The Arab spring began in 2010 and gave new life to long desired freedom and democracy; to people long suppressed by leaders who thought that they knew best what their nations and the people needed to succeed. But the passions of those who yearned for freedom prevailed against the forces of security. Freedom was at hand, and the promise of democracy. But the price exacted for such freedom came with insecurity, and expectations that were no match for the reality of economics, political and religious division. And so the tender leaves of springtime have seemed to wither on the vine.

Hope was in the air and cause for celebration in Ukraine when independence and freedom came as Soviet communism collapsed in 1991, and hope stirred yet again in the Orange Revolution of 2004 when the call for democracy was heard. But neither freedom nor democracy gratified the expectation of prosperity for all. Now that peace is fractured as people are divided against that revolution and there is yet another revolution to return to the security of Russia. Maybe that's all revolutions ever are - revolving and revolving - ever spinning ever seeking without securing peace, and freedom and justice for all.

I've seen it all in prison with men and women who have lost their freedom for violating the peace and security of their victims and community, for satisfying their wants and needs without regard, without respecting freedom. And then in the confinement of imprisonment they ache and wait to be freed, counting down the days and hours and minutes for the gates to open. But when freedom comes the exhilaration of that moment soon is overtaken by the harsh and painful realities of homelessness, joblessness, friendlessness, and emptiness. Then all too often the unquenched desire to survive and have a better life, or any life at all causes far too many to breech the security of others once again trading freedom for attempting satisfaction in the moment.

Freedom is as universal a desire among humans as the need for air, and so is the desire and need for safety and security. Without security, freedom doesn't seem to flourish. Without freedom, security becomes oppressive. Freedom is always open to the possibility of some people taking license to violate the common good of the community, the security of others. Security offers safety to people whose safety and peace is threatened by those who abuse their freedom at the expense of others.
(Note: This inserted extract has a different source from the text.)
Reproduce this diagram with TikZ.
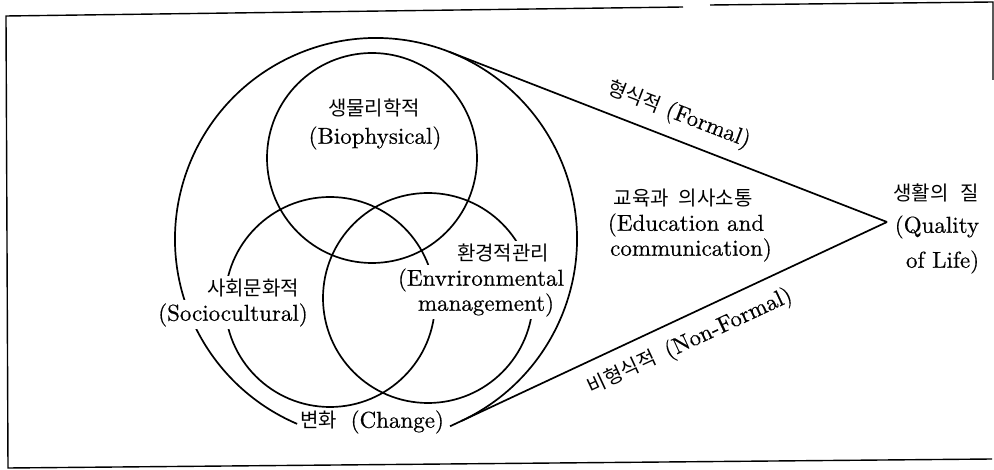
\documentclass[tikz,border=0pt]{standalone}
\usepackage{fontspec}
\newfontfamily\kr{Noto Sans CJK KR}
\newfontfamily\latinfont{lmroman10-regular.otf}[FakeBold=0.5]
\newcommand\krtext[1]{{\kr\fontsize{20}{24}\selectfont #1}}
\usetikzlibrary{calc}
\begin{document}
\begin{tikzpicture}[x=1pt,y=-1pt,line width=1.7pt,
  lat/.style={font=\latinfont\fontsize{23}{27}\selectfont, inner sep=1pt},
  kor/.style={font=\kr\fontsize{20}{24}\selectfont, inner sep=1pt},
  cover/.style={fill=white, inner ysep=3pt},
  framestyle/.style={line width=1.4pt}]
\useasboundingbox (0,0) rectangle (994,470);

% frame
\draw[framestyle] (683,7) -- (6,16) -- (8,468) -- (992,459);
\draw[framestyle] (710,5) -- (993,2) -- (993,80);

% outer circle with two tangents to the apex
\coordinate (O) at (376,239);
\coordinate (apex) at (887,222);
\coordinate (tup) at ($(O)+(-68.76:201)$);
\coordinate (tlow) at ($(O)+(64.95:201)$);
\coordinate (nfend) at ($(apex)!1.026!(tlow)$);
\draw (tlow) arc[start angle=64.95, end angle=-246.9, radius=201];
\draw (apex) -- (tup);
\draw (apex) -- (nfend);

% three inner circles
\draw (372,158) circle[radius=105];
\draw (330,302) circle[radius=105];
\draw (428,298) circle[radius=105];

% labels
\node[kor] (bioK) at (374,108) {생물리학적};
\node[lat] (bioE) at (375,138) {(Biophysical)};

\node[kor,cover] (socK) at (253,288) {사회문화적};
\node[lat,cover] (socE) at (233,315) {(Sociocultural)};

\node[kor,cover] (envK) at (503,253) {환경적관리};
\node[lat,cover] (envE) at (481,280) {(Envrironmental};
\node[lat,cover] (envM) at (486,305) {management)};

\node[lat] (chg) at (372,422) {\krtext{변화}\hspace{0.6em}(Change)};

\node[kor] (eduK) at (683,198) {교육과\hspace{0.5em}의사소통};
\node[lat] (eduE) at (686,225) {(Education and};
\node[lat] (eduC) at (691,250) {communication)};

\node[kor,anchor=east] (qolK) at (981,193) {생활의\hspace{0.6em}질};
\node[lat,anchor=east] (qolQ) at (981,227) {(Quality};
\node[lat,anchor=east] (qolL) at (981,262) {of Life)};

\node[lat,rotate=-21] (formal) at (679,115) {\krtext{형식적}\hspace{0.3em}(Formal)};
\node[lat,rotate=25] (nonformal) at (690,342) {\krtext{비형식적}\hspace{0.5em}(Non-Formal)};
\end{tikzpicture}
\end{document}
Security and freedom are a tender balance, and sometimes in a tension. Some people choose security over freedom - for a time - because security is the god who promises to protect them. At other times some people choose freedom over security because security has actually turned out to become a tyrannical god of oppression and control. Then the god of promised freedom takes its place within the public square.

People and societies only thrive in freedom when they have a clear and strong moral compass by which they chart their course. Without that moral compass libertinism and anarchy inevitably result. With this, the god of security must once again be invoked.

Like grace, freedom itself is not God but is God's gift to us so that we can live and flourish and become all we are meant to be. And like moral laws and legalisms, security also is not God but is God's gift for the common good, the peace and flourishing of people in community. We cannot have one without the other, for without the moral compass of the law, freedom leads to excess and abuse; and without freedom the law becomes a controlling tyrant that cannot be satisfied. Grace and law are meant to be in harmony - as are freedom and security.

For the law indeed was given through Moses;
grace and truth came through Jesus Christ.

(John 1:17 RSV)
Jesus said...
If the Son, then, sets you free, you are really free!